Esta Dama de hierro encarna el renacer de un país que redescubre su alma imperial bajo formas democráticas. Mientras el 1,26% de la población desaparece cada año y los nacimientos se desvanecen, ve en la inmigración una solución “siempre temporal”. Promete blindar fronteras contra permanentes irregulares mientras ofrece visados selectivos para sectores críticos. Su visión contrasta con la de Ishiba y la derecha liberal de Tokio, que predican el multiculturalismo económico. Ella propone un nacionalismo inclusivo, pero disciplinado: aspira a que los nuevos residentes adopten la identidad japonesa, no que la transformen. En este territorio envejecido, donde los robots cuidan a ancianos y los templos venden amuletos digitales, Takaichi predica una restauración espiritual más que tecnológica.

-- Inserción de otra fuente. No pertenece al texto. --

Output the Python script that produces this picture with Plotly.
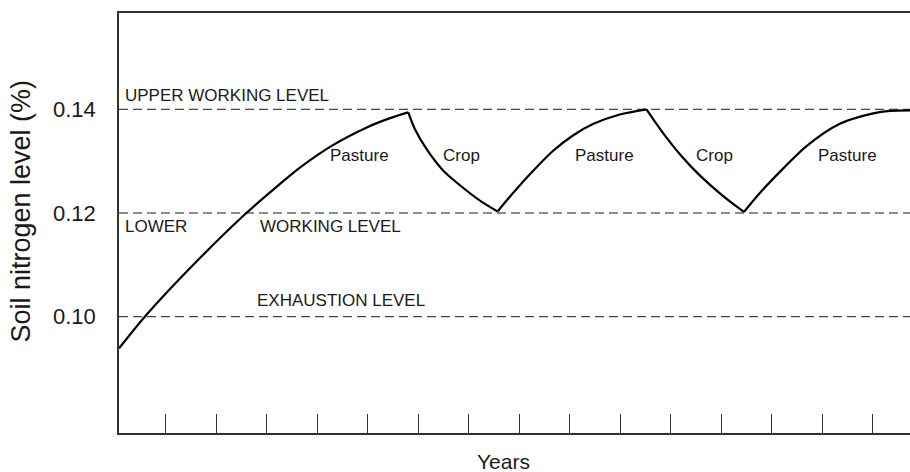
import plotly.graph_objects as go

# ---- data ----
# each growth / depletion phase as its own segment (years, soil N %)
pasture1_x = [0.07, 0.58, 1.58, 2.57, 3.16, 3.66, 4.29, 5.00, 5.44, 5.80]
pasture1_y = [0.0939, 0.1000, 0.1104, 0.1198, 0.1248, 0.1288, 0.1330, 0.1366, 0.1383, 0.1394]
crop1_x = [5.80, 5.93, 6.17, 6.49, 6.83, 7.22, 7.57]
crop1_y = [0.1394, 0.1362, 0.1322, 0.1282, 0.1253, 0.1224, 0.1203]
pasture2_x = [7.57, 7.88, 8.28, 8.67, 9.07, 9.47, 9.99, 10.52]
pasture2_y = [0.1203, 0.1239, 0.1282, 0.1320, 0.1350, 0.1372, 0.1390, 0.1400]
crop2_x = [10.52, 10.71, 10.92, 11.22, 11.58, 12.02, 12.45]
crop2_y = [0.1400, 0.1373, 0.1345, 0.1309, 0.1272, 0.1234, 0.1202]
pasture3_x = [12.45, 12.77, 13.23, 13.69, 14.35, 15.01, 15.34, 15.74]
pasture3_y = [0.1202, 0.1239, 0.1286, 0.1329, 0.1372, 0.1392, 0.1397, 0.1398]

segments = [(pasture1_x, pasture1_y), (crop1_x, crop1_y), (pasture2_x, pasture2_y),
            (crop2_x, crop2_y), (pasture3_x, pasture3_y)]

level_values = [0.10, 0.12, 0.14]
ytick_labels = ["0.10", "0.12", "0.14"]
year_ticks = list(range(1, 16))

phase_labels = ["Pasture", "Crop", "Pasture", "Crop", "Pasture"]
phase_x = [4.84, 6.85, 9.69, 11.86, 14.51]

FONT = "Liberation Sans, Arial, Helvetica, sans-serif"
INK = "#1a1a1a"

fig = go.Figure()

# reference working levels (dashed)
for lv in level_values:
    fig.add_shape(type="line", xref="paper", x0=0, x1=1, yref="y", y0=lv, y1=lv,
                  line=dict(color=INK, width=1, dash="9px,5px"), layer="below")

for sx, sy in segments:
    fig.add_trace(go.Scatter(x=sx, y=sy, mode="lines",
                             line=dict(color="black", width=2.2, shape="spline", smoothing=0.8),
                             showlegend=False, hoverinfo="skip"))

ann = []
def txt(text, x, y, xanchor="left", size=17, xref="x", yref="y", angle=0):
    ann.append(dict(text=text, x=x, y=y, xref=xref, yref=yref, xanchor=xanchor,
                    yanchor="middle", showarrow=False, textangle=angle,
                    font=dict(family=FONT, size=size, color=INK)))

txt("UPPER WORKING LEVEL", 0.155, 0.14257)
txt("LOWER", 0.155, 0.11736)
txt("WORKING LEVEL", 2.817, 0.11736)
txt("EXHAUSTION LEVEL", 2.763, 0.10309)
for lab, xp in zip(phase_labels, phase_x):
    txt(lab, xp, 0.1311, xanchor="center")

# axis titles
txt("Years", 7.682, -0.0675, xanchor="center", size=21, yref="paper")
txt("Soil nitrogen level (%)", -0.124, 0.5295, xanchor="center", size=27,
    xref="paper", yref="paper", angle=-90)

fig.update_layout(
    annotations=ann,
    width=910, height=472,
    margin=dict(l=119, r=0, t=13, b=39),
    paper_bgcolor="white", plot_bgcolor="white",
    font=dict(family=FONT, color=INK),
    xaxis=dict(range=[0.069, 15.74], tickvals=year_ticks, ticktext=[""] * len(year_ticks),
               ticks="inside", ticklen=19, tickwidth=1.2, tickcolor="#333",
               showline=True, linecolor="#333", linewidth=1.5, mirror=True,
               showgrid=False, zeroline=False),
    yaxis=dict(range=[0.07757, 0.15857], tickvals=level_values, ticktext=ytick_labels,
               ticks="", ticklabelstandoff=17, tickfont=dict(size=22, family=FONT, color=INK),
               showline=True, linecolor="#333", linewidth=1.5, mirror=False,
               showgrid=False, zeroline=False),
)

fig.write_html("out.html", config={"displayModeBar": False},
               post_script="document.body.style.margin='0';document.body.style.overflow='hidden';")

Su alianza con Nippon Ishin, partido reformista y anticorrupción de Osaka, ha sido pragmática: a cambio de su investidura, aceptó recortar privilegios parlamentarios y endurecer la transparencia del PLD. Al mismo tiempo, ha golpeado al Partido Democrático Nacional por sus tibias rebajas fiscales; aun así, sus medidas - como reducir temporalmente el precio de la gasolina un 2% en Tokio - le granjean popularidad. Oradora imponente, con tono grave y calculado, mezcla severidad con mística. Habla de “espíritu del Yamato” y de “renacer del crisantemo”, pero también de startups, defensa cuántica y revolución digital.

En su escritorio reposa una foto de Margaret Thatcher. No por devoción, sino por espejo: ambas pretendían elevar su nación en tiempos de duda y gobernar rodeadas de hombres hostiles. Pero mientras Thatcher desmontó el Estado, Takaichi quiere reconstruirlo sobre raíces milenarias. Frente a cámaras, cita a Abe y a Mishima, evocando que “sin orgullo nacional, no hay progreso sostenible”.

Ahora encara un futuro de infiernos inflacionarios, cumbres con Trump y fricciones con Taiwán. Sus enemigos la tildan de revisionista; sus acólitos, de salvadora. Ella sonríe antes de defender que “Japón lleva siglos existiendo. Mi deber es que siga existiendo otros siglos más, con el mismo nombre y el mismo corazón”. El crisantemo, de momento, trata de florecer con puño de acero.